February 28, 2018

Our guide to cooking steak

Whether your preference is a fillet steak, tasty sirloin or a good old cut like rump,  care and attention should be paid when cooking your beef.

With only a few minutes leeway between rare and well-done, timing is key. We’ve put together some tips to help you from start to finish.

Cooking the perfect steak in six steps

  1. Select your best pan
  2. Choose your steak cut
  3. Pick your oil
  4. Cooking your steak
  5. Check it’s done
  6. Leave to rest

Best pan for steak

We recommend frying your steak, although you can grill it if you prefer. A heavy-duty, thick-based frying pan, ideally with a non-stick coating, will achieve good results, as will a heavy griddle pan or skillet. These types of pans get really hot – ideal for getting that slightly sweet, charred finish to the outside of your meat.

If the pan isn’t big enough for all your steaks, don’t be tempted to squeeze them in anyway. Cook them one or two at a time then leave them to rest as you cook the remainder of your batch.

Cuts of steak

The cut of steak you use is all down to personal preference but we have highlighted the three main ones below:

Sirloin steak

A very popular cut, the sirloin comes from the upper middle of the cow. This is a part of the cow that doesn’t do as much as, say, the shoulder, so it is very tender and well-marbled with fat which enhances the steaks wonderful flavour.

Key tips: Must make sure all the gristle is removed when choosing the cut and cooking. Make sure you season and oil the steak before cooking.

Fillet steak

This is the most lean and tender of all the steaks. The fillet tail is usually cut off and used for dishes such as stroganoff, or can be flattened for sandwich steaks. The butt end is normally for Cheateaubriand, while the centre cut fillet is the prime part of the fillet and often the most expensive

Key tips: Pat the steak to remove any excess moisture. Use maximum heat to cook the steaks. Look out for steaks with a blueish membrane around them, known as silverskin. This should be removed, or it will tighten on cooking and render the steak tough. As this steak is very lean, make sure that you baste the steak throughout the cooking process to ensure its moist.  Season the steak but heat the oil first in the pan.

Prime rump steak

Considered to have more flavour than other cuts, this is tender, good everyday steak taken from the lower back of the animal. Usually quite large.

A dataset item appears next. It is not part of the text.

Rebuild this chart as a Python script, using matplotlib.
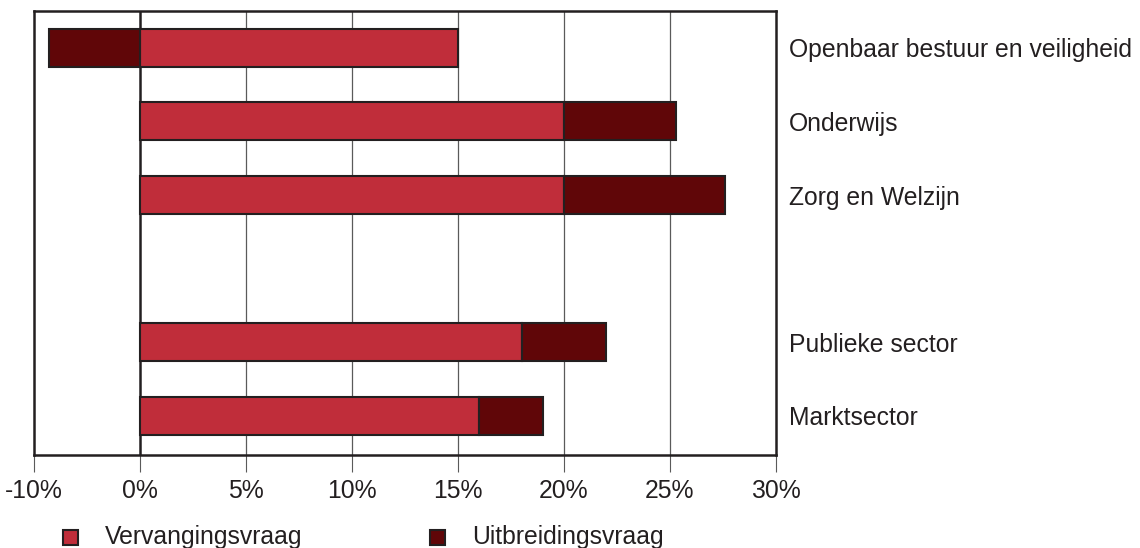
import numpy as np
import matplotlib.pyplot as plt
from matplotlib.patches import Rectangle

# categories, top to bottom
sectors = ['Openbaar bestuur en veiligheid', 'Onderwijs', 'Zorg en Welzijn',
           'Publieke sector', 'Marktsector']
vervanging = [15.0, 20.0, 20.0, 18.0, 16.0]
uitbreiding = [-4.3, 5.3, 7.6, 4.0, 3.0]

tick_vals = [-5, 0, 5, 10, 15, 20, 25, 30]
tick_labels = ['-10%', '0%', '5%', '10%', '15%', '20%', '25%', '30%']

red = '#c02d3a'
darkred = '#600608'
ink = '#231f20'
fs = 17.8

plt.rcParams['font.family'] = ['Liberation Sans', 'DejaVu Sans']

fig = plt.figure(figsize=(11.4, 5.48), dpi=100)
ax = fig.add_axes([34 / 1140, 93 / 548, 742 / 1140, 444 / 548])

# slot positions (one empty slot between the sectors and the totals)
ypos = np.array([5, 4, 3, 1, 0])
verv = np.array(vervanging)
uitb = np.array(uitbreiding)
left_uitb = np.where(uitb > 0, verv, 0)

ax.barh(ypos, verv, height=0.516, color=red, edgecolor=ink, linewidth=1.5, zorder=3)
ax.barh(ypos, uitb, left=left_uitb, height=0.516, color=darkred,
        edgecolor=ink, linewidth=1.5, zorder=3)

ax.set_xlim(-5, 30)
ax.set_ylim(-0.53, 5.5)

for v in tick_vals[2:-1]:
    ax.axvline(v, color='#5a5a5a', linewidth=0.9, zorder=1)
ax.axvline(0, color=ink, linewidth=1.8, zorder=2)

ax.set_xticks(tick_vals)
ax.set_xticklabels(tick_labels)
ax.tick_params(axis='x', direction='out', length=12, width=0.8, color='#5a5a5a',
               pad=5, labelsize=fs, labelcolor=ink)

ax.yaxis.tick_right()
ax.set_yticks(ypos)
ax.set_yticklabels(sectors)
ax.tick_params(axis='y', length=0, pad=9.5, labelsize=fs, labelcolor=ink)

for s in ax.spines.values():
    s.set_color(ink)
    s.set_linewidth(1.8)

# legend
legend_items = [('Vervangingsvraag', red, 63), ('Uitbreidingsvraag', darkred, 430)]
for label, col, x0 in legend_items:
    fig.add_artist(Rectangle((x0 / 1140, (548 - 545) / 548), 15 / 1140, 15 / 548,
                             transform=fig.transFigure, facecolor=col,
                             edgecolor=ink, linewidth=1.5))
    fig.text((x0 + 42) / 1140, (548 - 537) / 548, label, fontsize=fs,
             color=ink, va='center', ha='left')

fig.savefig('out.png', dpi=100)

Key insider tips: It’s recommended to grill and slice before serving. Best served medium to medium rare. Season and oil the steak before cooking.

 

Whichever cut you choose, always allow the meat to come up to room temperature to help it cook evenly – never add it to the pan direct from the fridge as it shocks the meat and the fibres contract making it tough.

Which oil to use to cook steak

When it comes to how you apply the oil some chefs like to oil the steak then add it to a hot dry pan, while others add a splash of oil directly to the pan. Once the oil starts separating, it’s hot enough to add the steak. Whichever method you use, the important thing is to get an even spread of oil.

If you oil the pan rather than the steak, don’t be tempted to put your meat in early – if the oil is too cool, your meat could turn out greasy and under-browned. You want your oil to be almost smoking when the steak hits the pan. Always take care when using hot oil.

How to cook steak

What you can expect from each category of steak.

  • Blue: Should still be a dark colour, almost purple, and just warm.  It will feel spongy with no resistance.
  • Rare: Dark red in colour with some juice flowing.  It will feel soft and spongy with slight resistance.
  • Medium-rare: A more pink colour with a little pink juice flowing.  It will be a bit soft and spongy and slightly springy.
  • Medium: Pale pink in the middle with hardly any juice flowing. It will feel firm and springy.
  • Well-done: Only a trace of pink colour but not dry.  It will feel spongy and soft and slightly springy.

It’s very important to consider the size and weight of your steak before calculating the cooking time.

We recommend the following cooking times for a 3.5cm thick fillet steak:

  • Blue:About 1½ mins each side
  • Rare:About 2¼ mins each side
  • Medium-rare:About 3¼ mins each side
  • Medium: About 4½ mins each side

We also recommend the following for a 2cm thick sirloin steak:

  • Blue:About 1 min each side
  • Rare: About 1½ mins per side
  • Medium rare:About 2 mins per side
  • Medium: About 2¼ mins per side

For a well-done steak, cook for about 4-5 minutes each side, depending on thickness.

How to check steak is cooked

Use your fingers to prod the cooked steak – when rare it will feel soft, medium-rare will be lightly bouncy, and well-done will be much firmer.

How to rest a steak

A cooked steak should rest out of the pan, covered in foil for at least five minutes and ideally around half the cooking time – it will stay warm for anything up to 10 minutes. Here, pure science comes into play – the fibres of the meat will reabsorb the free-running juices resulting in a moist and tender finish to your steak.